▶ _TO BE DONE_:
Go through the material below and copy each line where the word "this" appears.

▶ _GIVEN INFORMATION_:
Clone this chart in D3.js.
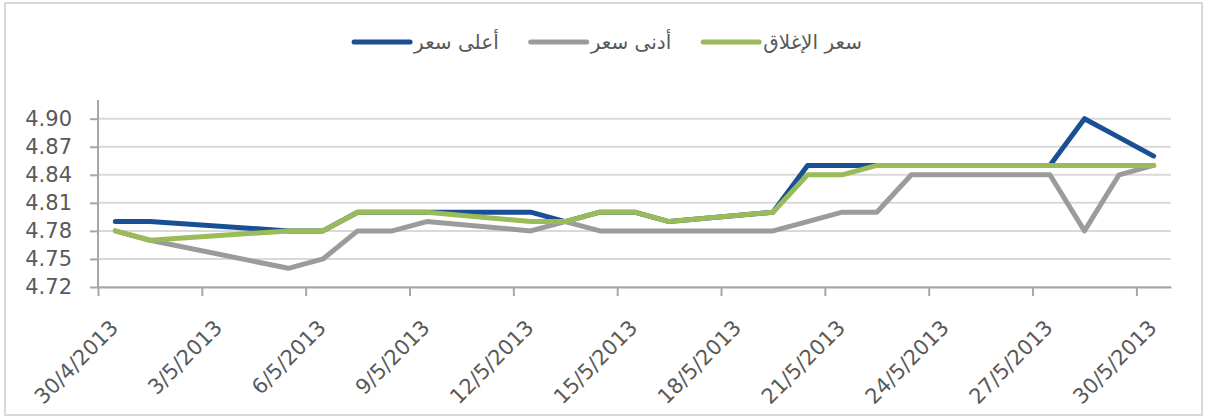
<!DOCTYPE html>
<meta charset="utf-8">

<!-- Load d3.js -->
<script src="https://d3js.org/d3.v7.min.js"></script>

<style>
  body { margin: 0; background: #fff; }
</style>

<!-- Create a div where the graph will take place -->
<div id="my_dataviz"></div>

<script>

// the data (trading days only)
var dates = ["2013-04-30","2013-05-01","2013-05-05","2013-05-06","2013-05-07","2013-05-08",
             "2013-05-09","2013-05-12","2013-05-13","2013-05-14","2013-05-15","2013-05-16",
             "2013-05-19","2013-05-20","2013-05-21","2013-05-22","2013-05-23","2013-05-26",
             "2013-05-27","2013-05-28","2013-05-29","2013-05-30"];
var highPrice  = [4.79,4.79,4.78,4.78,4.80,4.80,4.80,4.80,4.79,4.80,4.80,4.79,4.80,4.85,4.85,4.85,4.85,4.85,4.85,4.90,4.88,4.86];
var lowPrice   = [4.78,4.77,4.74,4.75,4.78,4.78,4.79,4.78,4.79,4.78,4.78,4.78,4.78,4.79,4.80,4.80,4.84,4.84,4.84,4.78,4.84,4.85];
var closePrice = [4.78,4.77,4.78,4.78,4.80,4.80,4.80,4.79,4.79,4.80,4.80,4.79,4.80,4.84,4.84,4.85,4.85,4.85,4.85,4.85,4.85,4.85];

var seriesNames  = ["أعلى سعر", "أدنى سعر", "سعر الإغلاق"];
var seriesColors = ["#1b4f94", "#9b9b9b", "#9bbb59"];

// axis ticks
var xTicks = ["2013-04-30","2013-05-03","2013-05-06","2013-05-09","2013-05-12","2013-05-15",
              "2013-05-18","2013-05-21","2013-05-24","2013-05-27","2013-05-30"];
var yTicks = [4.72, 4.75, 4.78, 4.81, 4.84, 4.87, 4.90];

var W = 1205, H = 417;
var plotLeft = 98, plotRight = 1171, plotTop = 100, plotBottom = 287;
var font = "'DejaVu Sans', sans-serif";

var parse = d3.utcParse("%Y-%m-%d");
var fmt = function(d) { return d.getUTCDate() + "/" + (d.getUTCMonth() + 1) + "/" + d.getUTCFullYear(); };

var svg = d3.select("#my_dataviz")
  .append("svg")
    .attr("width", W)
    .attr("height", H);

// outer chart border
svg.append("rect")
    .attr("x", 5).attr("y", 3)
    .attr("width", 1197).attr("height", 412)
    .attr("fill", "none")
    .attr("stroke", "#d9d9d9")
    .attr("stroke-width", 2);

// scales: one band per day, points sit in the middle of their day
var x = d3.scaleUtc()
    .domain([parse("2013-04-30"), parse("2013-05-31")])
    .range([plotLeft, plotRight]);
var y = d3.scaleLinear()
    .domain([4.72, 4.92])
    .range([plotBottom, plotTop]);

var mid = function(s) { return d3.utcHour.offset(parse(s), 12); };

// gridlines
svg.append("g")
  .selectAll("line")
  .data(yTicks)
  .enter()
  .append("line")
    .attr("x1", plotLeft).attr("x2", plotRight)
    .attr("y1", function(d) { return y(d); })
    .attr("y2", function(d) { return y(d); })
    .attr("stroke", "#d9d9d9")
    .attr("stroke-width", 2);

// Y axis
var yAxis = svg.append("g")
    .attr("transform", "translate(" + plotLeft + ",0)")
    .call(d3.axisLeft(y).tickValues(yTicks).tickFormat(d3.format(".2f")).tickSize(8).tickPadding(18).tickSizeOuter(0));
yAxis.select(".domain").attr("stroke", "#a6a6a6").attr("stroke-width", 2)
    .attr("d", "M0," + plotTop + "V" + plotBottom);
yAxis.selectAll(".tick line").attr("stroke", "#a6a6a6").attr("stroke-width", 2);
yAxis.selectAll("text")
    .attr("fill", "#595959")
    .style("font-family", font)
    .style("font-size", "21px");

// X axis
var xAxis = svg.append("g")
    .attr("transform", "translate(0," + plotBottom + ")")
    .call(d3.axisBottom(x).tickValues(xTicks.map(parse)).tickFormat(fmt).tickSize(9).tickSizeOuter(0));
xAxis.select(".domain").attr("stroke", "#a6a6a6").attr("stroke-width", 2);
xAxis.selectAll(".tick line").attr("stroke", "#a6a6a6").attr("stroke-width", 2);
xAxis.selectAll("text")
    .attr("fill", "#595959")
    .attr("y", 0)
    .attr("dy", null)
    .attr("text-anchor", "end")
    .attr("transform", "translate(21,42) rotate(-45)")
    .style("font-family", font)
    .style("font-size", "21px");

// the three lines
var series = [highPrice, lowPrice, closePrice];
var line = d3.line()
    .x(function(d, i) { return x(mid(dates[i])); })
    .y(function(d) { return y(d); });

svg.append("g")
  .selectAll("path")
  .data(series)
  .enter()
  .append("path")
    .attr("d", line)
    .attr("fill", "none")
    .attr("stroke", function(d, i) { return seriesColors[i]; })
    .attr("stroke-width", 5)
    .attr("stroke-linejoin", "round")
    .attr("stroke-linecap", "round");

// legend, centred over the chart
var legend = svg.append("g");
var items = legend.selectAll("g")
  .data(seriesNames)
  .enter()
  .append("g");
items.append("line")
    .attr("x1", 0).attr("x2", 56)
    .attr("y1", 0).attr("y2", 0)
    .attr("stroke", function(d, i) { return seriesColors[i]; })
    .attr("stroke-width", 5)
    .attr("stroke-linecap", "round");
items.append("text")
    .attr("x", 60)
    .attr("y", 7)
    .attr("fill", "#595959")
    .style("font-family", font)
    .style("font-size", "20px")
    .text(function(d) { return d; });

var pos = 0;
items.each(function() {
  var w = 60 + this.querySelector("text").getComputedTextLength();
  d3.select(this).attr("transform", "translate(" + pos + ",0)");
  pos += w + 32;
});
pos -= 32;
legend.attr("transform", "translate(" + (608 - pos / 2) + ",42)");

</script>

▶ _TASK RESULT_:
Clone this chart in D3.js.
  var w = 60 + this.querySelector("text").getComputedTextLength();
  d3.select(this).attr("transform", "translate(" + pos + ",0)");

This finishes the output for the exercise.